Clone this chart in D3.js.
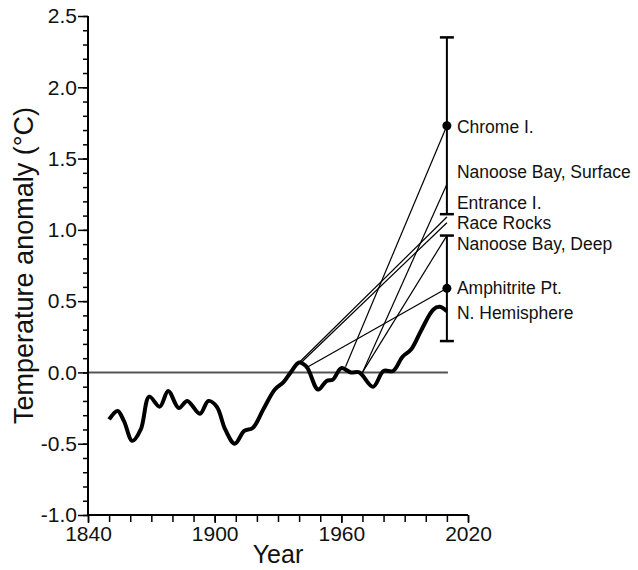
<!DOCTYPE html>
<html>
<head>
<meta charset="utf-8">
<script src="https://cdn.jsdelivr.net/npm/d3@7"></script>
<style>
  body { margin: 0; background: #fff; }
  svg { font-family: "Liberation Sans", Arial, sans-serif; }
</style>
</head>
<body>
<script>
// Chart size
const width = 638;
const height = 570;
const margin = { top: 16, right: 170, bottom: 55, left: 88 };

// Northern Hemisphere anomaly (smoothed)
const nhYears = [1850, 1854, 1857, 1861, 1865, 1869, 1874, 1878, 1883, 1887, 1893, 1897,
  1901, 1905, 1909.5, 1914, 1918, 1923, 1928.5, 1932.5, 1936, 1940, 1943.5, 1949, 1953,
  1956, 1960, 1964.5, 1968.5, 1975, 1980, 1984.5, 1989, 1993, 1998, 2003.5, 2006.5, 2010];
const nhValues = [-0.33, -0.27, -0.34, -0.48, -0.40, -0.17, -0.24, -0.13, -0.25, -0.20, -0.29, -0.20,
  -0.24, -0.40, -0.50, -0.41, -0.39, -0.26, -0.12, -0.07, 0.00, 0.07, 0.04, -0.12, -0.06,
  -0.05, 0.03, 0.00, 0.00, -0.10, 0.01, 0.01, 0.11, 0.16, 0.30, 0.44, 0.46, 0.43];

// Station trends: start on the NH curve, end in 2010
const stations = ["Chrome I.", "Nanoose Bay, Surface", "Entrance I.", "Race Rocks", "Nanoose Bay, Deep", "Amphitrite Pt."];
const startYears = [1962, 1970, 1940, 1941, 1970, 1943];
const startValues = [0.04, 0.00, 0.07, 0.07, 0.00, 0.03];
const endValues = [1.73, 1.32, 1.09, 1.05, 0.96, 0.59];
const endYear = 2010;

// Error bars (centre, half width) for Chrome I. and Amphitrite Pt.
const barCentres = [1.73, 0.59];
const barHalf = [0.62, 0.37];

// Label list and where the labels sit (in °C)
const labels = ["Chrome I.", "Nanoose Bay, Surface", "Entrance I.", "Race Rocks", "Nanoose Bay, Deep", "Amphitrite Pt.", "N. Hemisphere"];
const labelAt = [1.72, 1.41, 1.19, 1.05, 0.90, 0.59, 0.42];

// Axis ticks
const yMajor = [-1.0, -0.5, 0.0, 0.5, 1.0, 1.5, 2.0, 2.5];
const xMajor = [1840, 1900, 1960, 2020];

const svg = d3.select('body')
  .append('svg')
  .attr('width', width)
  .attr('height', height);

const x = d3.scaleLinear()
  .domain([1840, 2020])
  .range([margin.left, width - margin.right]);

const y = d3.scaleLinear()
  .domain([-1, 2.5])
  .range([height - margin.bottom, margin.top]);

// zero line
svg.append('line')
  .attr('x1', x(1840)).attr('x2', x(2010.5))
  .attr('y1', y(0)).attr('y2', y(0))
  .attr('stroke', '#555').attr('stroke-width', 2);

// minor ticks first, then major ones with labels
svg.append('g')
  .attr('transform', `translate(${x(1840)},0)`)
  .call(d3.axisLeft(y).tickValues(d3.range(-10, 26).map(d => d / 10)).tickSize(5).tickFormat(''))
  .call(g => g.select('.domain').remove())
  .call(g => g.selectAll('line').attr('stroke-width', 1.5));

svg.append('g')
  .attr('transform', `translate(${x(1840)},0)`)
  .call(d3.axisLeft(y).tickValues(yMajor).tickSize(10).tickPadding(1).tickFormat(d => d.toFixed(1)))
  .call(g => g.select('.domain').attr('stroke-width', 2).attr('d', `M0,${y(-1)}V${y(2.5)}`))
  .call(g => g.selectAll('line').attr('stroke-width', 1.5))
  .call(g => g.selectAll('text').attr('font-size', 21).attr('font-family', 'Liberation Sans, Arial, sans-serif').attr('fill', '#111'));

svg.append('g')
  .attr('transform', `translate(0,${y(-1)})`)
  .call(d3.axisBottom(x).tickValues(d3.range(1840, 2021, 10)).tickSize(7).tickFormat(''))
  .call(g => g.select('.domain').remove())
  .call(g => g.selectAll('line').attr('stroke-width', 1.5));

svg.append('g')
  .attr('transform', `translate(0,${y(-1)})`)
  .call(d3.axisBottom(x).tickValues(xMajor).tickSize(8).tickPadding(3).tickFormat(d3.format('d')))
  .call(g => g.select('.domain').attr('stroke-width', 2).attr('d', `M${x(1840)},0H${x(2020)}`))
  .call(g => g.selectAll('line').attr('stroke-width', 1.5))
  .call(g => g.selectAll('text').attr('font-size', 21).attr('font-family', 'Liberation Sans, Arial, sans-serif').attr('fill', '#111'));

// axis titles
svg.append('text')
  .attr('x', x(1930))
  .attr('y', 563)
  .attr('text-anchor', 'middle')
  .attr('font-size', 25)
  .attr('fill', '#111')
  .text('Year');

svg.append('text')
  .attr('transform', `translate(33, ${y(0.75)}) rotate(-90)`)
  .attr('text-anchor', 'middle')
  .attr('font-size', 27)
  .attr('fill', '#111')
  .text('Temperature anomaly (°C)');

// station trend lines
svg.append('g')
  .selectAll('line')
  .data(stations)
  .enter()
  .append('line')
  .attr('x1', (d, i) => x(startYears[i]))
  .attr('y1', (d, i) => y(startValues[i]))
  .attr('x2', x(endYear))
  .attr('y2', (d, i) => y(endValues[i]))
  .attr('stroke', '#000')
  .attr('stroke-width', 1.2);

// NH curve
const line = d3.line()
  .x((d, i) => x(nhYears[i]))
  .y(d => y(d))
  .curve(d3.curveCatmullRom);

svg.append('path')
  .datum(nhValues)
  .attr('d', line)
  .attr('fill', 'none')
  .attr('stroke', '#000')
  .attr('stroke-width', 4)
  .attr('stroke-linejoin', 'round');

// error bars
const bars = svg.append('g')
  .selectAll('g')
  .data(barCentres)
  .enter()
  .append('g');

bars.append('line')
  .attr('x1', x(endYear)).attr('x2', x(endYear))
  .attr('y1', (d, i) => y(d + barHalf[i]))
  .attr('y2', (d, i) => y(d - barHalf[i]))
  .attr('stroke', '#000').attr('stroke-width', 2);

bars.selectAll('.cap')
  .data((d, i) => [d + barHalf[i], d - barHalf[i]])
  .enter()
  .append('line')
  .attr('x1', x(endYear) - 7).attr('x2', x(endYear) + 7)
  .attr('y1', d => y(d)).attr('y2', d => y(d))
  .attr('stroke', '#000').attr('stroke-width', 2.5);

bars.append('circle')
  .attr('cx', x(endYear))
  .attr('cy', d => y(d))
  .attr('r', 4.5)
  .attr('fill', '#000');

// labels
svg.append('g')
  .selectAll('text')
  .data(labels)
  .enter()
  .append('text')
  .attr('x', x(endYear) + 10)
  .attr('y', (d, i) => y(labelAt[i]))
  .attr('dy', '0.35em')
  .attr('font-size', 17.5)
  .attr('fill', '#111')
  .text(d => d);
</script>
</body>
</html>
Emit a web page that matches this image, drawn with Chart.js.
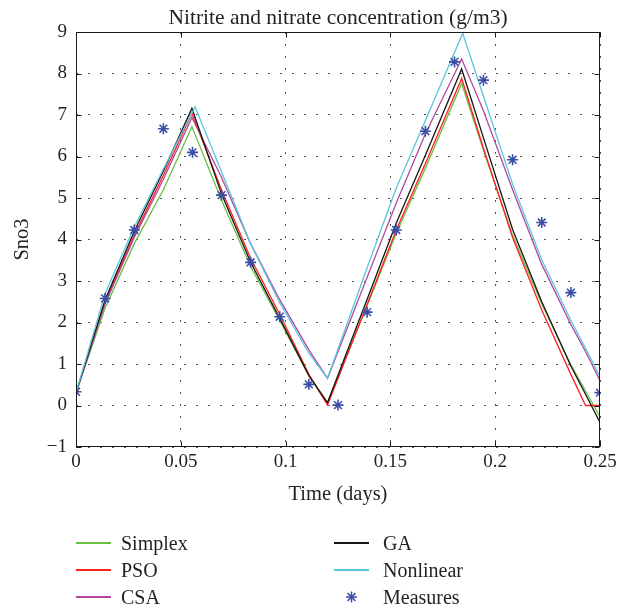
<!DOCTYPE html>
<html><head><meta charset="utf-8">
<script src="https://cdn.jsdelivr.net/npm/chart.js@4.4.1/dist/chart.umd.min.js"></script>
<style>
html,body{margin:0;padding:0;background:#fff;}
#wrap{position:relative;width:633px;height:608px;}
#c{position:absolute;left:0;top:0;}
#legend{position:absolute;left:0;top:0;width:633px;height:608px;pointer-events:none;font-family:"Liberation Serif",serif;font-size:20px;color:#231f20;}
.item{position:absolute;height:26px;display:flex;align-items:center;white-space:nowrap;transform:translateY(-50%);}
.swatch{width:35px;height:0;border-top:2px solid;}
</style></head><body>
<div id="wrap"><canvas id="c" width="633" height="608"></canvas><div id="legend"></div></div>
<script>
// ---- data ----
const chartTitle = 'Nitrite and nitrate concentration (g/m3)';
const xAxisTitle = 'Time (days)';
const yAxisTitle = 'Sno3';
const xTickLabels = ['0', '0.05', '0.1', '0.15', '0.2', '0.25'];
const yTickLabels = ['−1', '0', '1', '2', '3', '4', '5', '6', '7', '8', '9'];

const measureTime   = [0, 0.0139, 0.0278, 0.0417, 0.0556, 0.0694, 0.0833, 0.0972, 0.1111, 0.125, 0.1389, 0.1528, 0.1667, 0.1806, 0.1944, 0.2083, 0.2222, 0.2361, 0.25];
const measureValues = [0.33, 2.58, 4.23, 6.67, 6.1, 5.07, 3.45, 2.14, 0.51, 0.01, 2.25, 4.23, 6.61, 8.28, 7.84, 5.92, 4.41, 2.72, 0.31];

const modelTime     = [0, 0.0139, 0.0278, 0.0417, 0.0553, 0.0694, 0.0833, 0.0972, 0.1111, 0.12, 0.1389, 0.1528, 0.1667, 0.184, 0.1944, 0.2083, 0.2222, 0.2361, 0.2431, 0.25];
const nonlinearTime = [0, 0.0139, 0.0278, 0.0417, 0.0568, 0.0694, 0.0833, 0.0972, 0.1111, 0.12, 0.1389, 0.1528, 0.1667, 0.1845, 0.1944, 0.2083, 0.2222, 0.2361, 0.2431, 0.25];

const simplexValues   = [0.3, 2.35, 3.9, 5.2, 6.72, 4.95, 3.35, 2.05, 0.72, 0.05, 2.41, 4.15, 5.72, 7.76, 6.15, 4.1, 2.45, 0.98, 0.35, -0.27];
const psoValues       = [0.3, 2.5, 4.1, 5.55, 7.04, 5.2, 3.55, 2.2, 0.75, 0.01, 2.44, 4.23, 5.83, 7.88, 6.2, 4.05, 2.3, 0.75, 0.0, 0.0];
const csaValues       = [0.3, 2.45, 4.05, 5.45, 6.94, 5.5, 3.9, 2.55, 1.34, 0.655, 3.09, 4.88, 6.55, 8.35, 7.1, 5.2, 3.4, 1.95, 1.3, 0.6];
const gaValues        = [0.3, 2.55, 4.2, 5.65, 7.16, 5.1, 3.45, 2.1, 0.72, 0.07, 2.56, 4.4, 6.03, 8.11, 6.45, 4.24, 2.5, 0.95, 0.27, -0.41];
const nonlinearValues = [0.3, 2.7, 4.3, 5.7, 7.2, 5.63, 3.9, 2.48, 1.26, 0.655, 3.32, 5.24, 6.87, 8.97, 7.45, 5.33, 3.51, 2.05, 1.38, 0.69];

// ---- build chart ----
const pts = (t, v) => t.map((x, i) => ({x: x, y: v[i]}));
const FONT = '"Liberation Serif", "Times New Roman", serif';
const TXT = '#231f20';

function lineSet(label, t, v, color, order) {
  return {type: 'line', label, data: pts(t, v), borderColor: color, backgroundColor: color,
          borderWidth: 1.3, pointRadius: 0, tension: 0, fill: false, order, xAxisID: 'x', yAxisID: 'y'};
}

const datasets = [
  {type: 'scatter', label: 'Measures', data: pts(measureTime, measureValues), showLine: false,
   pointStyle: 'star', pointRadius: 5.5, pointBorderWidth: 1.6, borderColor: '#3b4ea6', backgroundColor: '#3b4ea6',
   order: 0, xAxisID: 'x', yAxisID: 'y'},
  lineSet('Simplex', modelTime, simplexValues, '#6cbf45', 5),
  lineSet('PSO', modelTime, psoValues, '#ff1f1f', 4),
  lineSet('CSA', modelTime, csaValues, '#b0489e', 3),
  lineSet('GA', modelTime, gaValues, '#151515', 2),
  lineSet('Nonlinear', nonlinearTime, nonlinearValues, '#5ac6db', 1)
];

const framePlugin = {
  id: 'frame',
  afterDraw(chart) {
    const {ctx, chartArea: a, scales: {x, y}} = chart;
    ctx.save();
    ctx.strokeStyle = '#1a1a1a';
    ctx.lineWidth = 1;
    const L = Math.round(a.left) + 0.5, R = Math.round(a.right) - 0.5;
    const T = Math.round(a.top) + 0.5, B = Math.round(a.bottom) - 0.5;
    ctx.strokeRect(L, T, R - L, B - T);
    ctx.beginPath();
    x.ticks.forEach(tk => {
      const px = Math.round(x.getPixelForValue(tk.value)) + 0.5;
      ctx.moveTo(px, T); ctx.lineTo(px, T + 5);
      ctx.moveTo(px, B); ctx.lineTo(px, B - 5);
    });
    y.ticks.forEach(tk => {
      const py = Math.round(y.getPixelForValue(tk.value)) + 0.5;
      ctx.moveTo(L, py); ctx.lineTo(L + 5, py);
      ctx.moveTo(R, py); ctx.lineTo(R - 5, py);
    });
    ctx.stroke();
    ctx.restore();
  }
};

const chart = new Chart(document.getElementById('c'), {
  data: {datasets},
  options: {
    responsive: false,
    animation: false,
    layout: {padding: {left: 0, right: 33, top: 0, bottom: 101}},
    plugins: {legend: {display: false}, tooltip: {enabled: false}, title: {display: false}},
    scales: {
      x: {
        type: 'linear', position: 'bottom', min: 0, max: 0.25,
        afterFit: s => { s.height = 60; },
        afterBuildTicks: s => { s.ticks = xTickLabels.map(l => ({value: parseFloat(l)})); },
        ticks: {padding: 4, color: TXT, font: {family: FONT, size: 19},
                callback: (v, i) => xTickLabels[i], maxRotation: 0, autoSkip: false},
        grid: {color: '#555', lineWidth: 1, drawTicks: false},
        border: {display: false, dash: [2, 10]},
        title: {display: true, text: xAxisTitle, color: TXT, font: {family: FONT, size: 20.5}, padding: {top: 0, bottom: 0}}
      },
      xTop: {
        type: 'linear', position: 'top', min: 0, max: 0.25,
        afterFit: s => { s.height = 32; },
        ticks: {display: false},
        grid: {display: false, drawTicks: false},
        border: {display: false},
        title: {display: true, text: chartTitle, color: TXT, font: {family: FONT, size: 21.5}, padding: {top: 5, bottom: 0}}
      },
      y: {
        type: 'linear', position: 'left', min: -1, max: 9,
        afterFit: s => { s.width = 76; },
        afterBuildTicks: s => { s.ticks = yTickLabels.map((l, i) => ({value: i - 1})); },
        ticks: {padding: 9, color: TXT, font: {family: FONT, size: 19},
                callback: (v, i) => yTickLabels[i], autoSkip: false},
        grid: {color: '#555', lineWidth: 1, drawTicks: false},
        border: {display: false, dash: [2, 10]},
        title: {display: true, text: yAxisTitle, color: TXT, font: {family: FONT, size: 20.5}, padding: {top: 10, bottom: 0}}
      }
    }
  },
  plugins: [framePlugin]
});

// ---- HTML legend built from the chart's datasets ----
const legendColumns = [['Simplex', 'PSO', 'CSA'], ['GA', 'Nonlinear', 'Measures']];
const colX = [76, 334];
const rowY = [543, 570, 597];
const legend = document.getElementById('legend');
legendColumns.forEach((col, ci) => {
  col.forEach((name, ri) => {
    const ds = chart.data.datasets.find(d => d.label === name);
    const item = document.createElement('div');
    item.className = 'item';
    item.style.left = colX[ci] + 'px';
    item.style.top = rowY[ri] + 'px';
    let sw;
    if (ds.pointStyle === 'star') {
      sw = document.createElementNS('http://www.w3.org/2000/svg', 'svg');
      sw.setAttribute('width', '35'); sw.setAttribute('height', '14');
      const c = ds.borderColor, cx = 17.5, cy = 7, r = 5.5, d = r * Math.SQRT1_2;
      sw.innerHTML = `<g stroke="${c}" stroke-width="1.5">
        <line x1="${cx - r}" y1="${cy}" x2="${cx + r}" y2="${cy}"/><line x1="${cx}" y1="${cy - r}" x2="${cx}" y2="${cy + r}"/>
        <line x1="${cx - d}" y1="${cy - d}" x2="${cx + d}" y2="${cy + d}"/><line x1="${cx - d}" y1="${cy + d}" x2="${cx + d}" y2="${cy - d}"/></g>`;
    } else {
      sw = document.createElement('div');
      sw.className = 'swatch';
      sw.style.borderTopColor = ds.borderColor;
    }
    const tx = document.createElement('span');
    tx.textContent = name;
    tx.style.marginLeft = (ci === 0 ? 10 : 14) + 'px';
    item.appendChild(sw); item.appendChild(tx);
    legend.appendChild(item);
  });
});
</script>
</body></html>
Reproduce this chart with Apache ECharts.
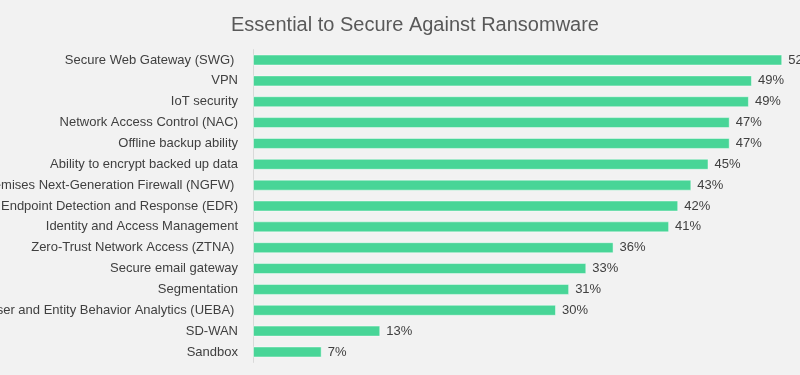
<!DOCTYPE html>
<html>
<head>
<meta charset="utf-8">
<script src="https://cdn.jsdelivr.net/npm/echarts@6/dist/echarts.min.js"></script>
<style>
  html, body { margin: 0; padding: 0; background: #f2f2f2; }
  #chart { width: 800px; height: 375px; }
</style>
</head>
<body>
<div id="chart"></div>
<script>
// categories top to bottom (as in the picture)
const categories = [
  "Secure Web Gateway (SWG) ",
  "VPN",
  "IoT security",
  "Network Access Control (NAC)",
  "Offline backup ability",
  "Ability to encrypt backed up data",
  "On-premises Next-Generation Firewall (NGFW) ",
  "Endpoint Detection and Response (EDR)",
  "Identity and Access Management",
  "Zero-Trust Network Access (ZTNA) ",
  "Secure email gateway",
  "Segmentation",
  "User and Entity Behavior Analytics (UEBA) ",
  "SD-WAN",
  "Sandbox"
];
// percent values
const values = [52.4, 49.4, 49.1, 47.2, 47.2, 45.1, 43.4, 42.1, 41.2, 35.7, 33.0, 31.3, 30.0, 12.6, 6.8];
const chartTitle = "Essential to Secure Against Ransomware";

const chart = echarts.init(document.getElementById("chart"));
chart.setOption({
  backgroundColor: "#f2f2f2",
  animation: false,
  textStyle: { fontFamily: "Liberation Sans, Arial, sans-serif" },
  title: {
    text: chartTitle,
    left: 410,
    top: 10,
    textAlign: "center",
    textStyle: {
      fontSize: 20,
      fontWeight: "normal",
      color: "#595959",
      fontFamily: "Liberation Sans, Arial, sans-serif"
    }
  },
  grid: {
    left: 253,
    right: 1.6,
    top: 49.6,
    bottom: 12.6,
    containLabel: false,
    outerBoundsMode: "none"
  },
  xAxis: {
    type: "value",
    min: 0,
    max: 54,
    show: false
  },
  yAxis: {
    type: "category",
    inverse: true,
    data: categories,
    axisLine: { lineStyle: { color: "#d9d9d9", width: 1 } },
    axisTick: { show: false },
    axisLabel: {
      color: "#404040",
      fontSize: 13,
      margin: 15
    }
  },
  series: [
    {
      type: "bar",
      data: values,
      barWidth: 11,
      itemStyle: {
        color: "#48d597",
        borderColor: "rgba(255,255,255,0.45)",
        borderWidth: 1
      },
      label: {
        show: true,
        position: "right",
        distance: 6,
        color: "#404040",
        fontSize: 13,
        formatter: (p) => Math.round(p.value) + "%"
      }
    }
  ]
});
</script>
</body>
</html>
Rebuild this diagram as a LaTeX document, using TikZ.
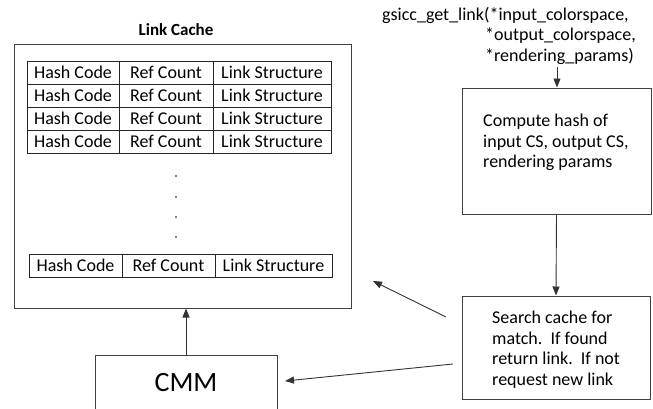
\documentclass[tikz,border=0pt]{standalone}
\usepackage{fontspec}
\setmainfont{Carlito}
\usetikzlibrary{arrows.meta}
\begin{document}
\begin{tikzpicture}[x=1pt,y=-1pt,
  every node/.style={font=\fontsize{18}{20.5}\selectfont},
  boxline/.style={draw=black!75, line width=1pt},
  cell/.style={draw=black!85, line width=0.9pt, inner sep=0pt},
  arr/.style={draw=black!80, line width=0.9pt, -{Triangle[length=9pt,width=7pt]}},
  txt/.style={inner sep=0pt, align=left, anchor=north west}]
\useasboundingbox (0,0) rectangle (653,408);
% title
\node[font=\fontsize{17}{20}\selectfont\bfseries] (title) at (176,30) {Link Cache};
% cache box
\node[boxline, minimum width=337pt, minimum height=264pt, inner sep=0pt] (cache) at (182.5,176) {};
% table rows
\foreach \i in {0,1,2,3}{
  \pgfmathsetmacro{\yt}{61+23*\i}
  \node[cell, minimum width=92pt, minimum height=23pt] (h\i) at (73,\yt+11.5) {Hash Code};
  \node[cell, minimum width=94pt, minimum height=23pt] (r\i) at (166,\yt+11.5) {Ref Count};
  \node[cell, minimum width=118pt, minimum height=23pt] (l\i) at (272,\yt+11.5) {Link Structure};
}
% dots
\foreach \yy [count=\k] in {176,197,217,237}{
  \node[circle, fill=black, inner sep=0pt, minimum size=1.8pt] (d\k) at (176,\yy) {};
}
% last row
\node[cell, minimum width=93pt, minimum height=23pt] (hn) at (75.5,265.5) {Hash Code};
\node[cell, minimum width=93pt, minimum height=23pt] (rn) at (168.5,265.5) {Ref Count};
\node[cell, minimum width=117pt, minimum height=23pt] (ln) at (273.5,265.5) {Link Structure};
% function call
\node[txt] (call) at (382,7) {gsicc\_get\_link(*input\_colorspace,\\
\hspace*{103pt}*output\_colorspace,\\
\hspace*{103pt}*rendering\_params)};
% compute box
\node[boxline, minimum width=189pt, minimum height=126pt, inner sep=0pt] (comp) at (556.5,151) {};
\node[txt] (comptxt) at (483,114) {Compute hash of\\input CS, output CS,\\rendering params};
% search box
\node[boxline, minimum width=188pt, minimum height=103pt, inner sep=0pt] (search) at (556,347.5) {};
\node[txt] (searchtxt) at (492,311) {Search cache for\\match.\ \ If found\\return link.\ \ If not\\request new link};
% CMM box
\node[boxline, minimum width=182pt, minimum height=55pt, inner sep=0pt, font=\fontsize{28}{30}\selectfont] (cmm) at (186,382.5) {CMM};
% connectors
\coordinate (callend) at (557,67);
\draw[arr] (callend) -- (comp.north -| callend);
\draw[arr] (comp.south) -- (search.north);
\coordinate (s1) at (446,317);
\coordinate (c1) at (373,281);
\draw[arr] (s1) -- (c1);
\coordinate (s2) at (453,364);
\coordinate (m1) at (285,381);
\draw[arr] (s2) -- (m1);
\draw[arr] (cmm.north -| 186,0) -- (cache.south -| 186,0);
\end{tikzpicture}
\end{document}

——

_Goal of the exercise_
Transcribe exactly, please, the lines between the start of the records above and the line holding "55, left: 88", counting both of those lines and omitting pictures.

_Finished exercise_
Clone this chart in D3.js.
<!DOCTYPE html>
<html>
<head>
<meta charset="utf-8">
<script src="https://cdn.jsdelivr.net/npm/d3@7"></script>
<style>
  body { margin: 0; background: #fff; }
  svg { font-family: "Liberation Sans", Arial, sans-serif; }
</style>
</head>
<body>
<script>
// Chart size
const width = 638;
const height = 570;
const margin = { top: 16, right: 170, bottom: 55, left: 88 };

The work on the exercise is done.